No shame in losing to a more experienced team. One thing I have noticed is when a team does stay home & gets in a good position to make a flag pull my kids/runners would "break down" and attempt to get to fancy, stop & reverse field etc. Work on stressing to them to always run hard. Simply put let's say you run your reverse 4 times in a row but your kid runs hard every time right at the outside shoulder of the defender. All it takes is 1 missed flag pull & you have a foot race to the end zone. Truth is as a DC I would be happy with 3 out of 4 flag pulls at this level in a similar situation. Often coaches look for the miracle play to many times instead of focusing on execution. In this case the execution is to make sure your backs are running HARD with the ball.

I have moved on to Tackle this year and it is a similar thing. I'm an AC & am frustrated by the HC/OC believing that every play should go for a TD. We started out with 5 base plays....all very solid but as the season has progressed he has continued to put in more plays to the point were I don't understand the backfield action/blocking schemes. The problem with the base plays (which are solid) is that we don't execute. Backs bouncing the Off-Tackle Play to the outside when there is a defender in the hole...instead of lowering their shoulder and delivering the hit on the defender and gaining 2 or 3 yards. You do that 5 or 6 times and all of a sudden the LB doesn't feel like filling that hole and then you get the missed tackle and the long TD run.

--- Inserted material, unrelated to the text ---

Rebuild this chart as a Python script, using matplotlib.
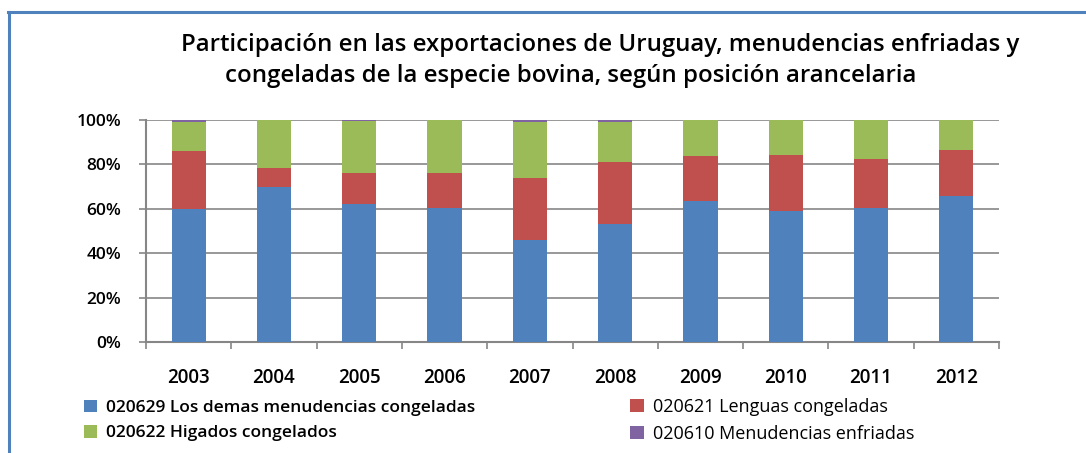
import matplotlib
matplotlib.use("Agg")
import matplotlib.pyplot as plt
from matplotlib.patches import Patch
from matplotlib.lines import Line2D
import numpy as np

years = ["2003", "2004", "2005", "2006", "2007", "2008", "2009", "2010", "2011", "2012"]
s_020629 = [59.8, 69.8, 62.3, 60.4, 46.1, 53.3, 63.5, 59.0, 60.4, 65.9]
s_020621 = [26.2, 8.6, 13.8, 15.7, 27.8, 27.8, 20.3, 25.2, 22.0, 20.6]
s_020622 = [13.3, 21.6, 23.3, 23.9, 25.3, 18.2, 16.2, 15.8, 17.6, 13.5]
s_020610 = [0.7, 0.0, 0.6, 0.0, 0.8, 0.7, 0.0, 0.0, 0.0, 0.0]
series_names = ["020629 Los demas menudencias congeladas",
                "020621 Lenguas congeladas",
                "020622 Higados congelados",
                "020610 Menudencias enfriadas"]
yticks = [0, 20, 40, 60, 80, 100]
ytick_labels = ["0%", "20%", "40%", "60%", "80%", "100%"]
title_line1 = "Participación en las exportaciones de Uruguay, menudencias enfriadas y"
title_line2 = "congeladas de la especie bovina, según posición arancelaria"

colors = ["#4F81BD", "#C0504D", "#9BBB59", "#8064A2"]
FONT = "Open Sans"

W, H = 1086, 453
fig = plt.figure(figsize=(W / 100, H / 100), dpi=100)
fig.patch.set_facecolor("white")
ax = fig.add_axes([146 / W, 1 - 342 / H, (999 - 146) / W, (342 - 120) / H])

x = np.arange(len(years))
data = [s_020629, s_020621, s_020622, s_020610]
bottom = np.zeros(len(years))
for vals, c in zip(data, colors):
    v = np.array(vals)
    ax.bar(x, v, bottom=bottom, width=0.4, color=c, zorder=3)
    bottom += v

ax.set_xlim(-0.5, len(years) - 0.5)
ax.set_ylim(0, 100)
ax.set_yticks(yticks)
ax.set_yticklabels(ytick_labels, fontfamily=FONT, fontsize=12.5, fontweight="semibold")
ax.set_xticks(x)
ax.set_xticklabels(years, fontfamily=FONT, fontsize=13.5, fontweight="semibold")
ax.set_xticks(np.arange(-0.5, len(years)), minor=True)
ax.tick_params(axis="x", which="major", length=0, pad=19)
ax.tick_params(axis="x", which="minor", length=5, color="#868686", width=1.2)
ax.tick_params(axis="y", length=5, color="#868686", width=1.2, pad=13)
ax.yaxis.grid(True, color="#868686", linewidth=1.2, zorder=0)
ax.set_axisbelow(True)
for s in ["top", "right"]:
    ax.spines[s].set_visible(False)
for s in ["left", "bottom"]:
    ax.spines[s].set_color("#868686")
    ax.spines[s].set_linewidth(1.5)

tprops = dict(ha="center", va="center", fontfamily=FONT, fontsize=17.3, fontweight="semibold")
fig.text(600 / W, 1 - 45 / H, title_line1, **tprops)
fig.text(571 / W, 1 - 76 / H, title_line2, **tprops)

handles = [Patch(facecolor=c, edgecolor="none") for c in colors]
common = dict(loc="center left", frameon=False, handlelength=0.75, handleheight=0.75,
              handletextpad=0.5, labelspacing=0.5, borderaxespad=0, borderpad=0)
leg1 = fig.legend([handles[0], handles[2]], [series_names[0], series_names[2]],
                  bbox_to_anchor=(84 / W, 1 - 420.5 / H),
                  prop={"family": FONT, "size": 12.5, "weight": "semibold"}, **common)
leg2 = fig.legend([handles[1], handles[3]], [series_names[1], series_names[3]],
                  bbox_to_anchor=(630 / W, 1 - 420.5 / H),
                  prop={"family": FONT, "size": 13}, **common)

# outer frame (blue border)
fig.add_artist(Line2D([8.5 / W, 8.5 / W], [0, 1 - 11.5 / H], transform=fig.transFigure,
                      color="#4F81BD", linewidth=2.2))
fig.add_artist(Line2D([7.5 / W, 1], [1 - 11.5 / H, 1 - 11.5 / H], transform=fig.transFigure,
                      color="#4F81BD", linewidth=2.2))

fig.savefig("out.png", dpi=100, facecolor="white")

Same concept applies to flag, run hard with the ball...we don't want dancers we want runners, make 1 move at the most and stay at full speed and sell the fakes, that is the execution part of your plays.

BTW you scored....so that little voice in your head can go away ("What if we don't even score this year?") Congrats, you keep working at it and stressing running hard, good fakes, and lots of flag pulling in practice and you will get your 1st win before you know it.